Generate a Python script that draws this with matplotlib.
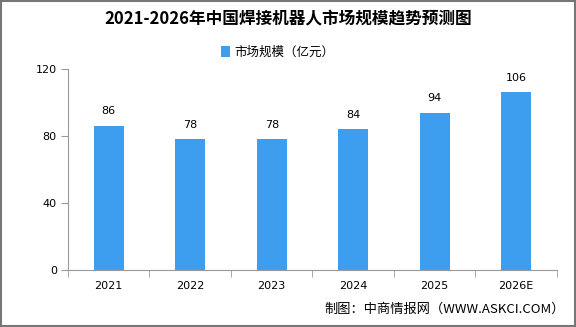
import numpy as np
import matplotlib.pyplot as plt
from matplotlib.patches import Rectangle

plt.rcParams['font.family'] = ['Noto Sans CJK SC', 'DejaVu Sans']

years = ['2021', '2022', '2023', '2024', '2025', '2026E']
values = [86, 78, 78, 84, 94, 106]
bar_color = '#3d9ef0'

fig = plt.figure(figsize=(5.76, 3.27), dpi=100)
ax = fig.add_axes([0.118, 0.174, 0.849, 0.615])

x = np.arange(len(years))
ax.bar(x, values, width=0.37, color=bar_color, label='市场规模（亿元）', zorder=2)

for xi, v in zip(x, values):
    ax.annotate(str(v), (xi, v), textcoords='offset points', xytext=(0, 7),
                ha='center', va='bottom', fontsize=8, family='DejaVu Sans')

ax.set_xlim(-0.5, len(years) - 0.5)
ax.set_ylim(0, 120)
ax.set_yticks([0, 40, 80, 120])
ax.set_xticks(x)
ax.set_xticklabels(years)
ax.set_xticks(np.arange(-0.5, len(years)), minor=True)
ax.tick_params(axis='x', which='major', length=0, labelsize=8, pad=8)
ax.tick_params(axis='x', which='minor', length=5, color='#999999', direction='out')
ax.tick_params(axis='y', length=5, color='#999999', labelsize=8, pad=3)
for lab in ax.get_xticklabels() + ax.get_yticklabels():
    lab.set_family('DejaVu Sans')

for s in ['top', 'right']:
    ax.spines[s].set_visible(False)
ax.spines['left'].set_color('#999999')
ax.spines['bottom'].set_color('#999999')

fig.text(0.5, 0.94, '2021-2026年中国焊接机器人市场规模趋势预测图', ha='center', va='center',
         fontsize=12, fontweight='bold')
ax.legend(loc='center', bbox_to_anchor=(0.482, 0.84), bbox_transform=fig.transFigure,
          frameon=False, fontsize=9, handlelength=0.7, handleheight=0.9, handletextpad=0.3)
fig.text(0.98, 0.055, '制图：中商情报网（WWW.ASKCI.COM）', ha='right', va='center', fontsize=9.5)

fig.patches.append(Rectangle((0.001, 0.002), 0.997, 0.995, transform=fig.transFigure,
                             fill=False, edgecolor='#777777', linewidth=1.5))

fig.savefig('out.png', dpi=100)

────────

### What is needed:
Extract every line containing the string "matplotlib" from the data above.

### Response to the task:
Generate a Python script that draws this with matplotlib.
import matplotlib.pyplot as plt
from matplotlib.patches import Rectangle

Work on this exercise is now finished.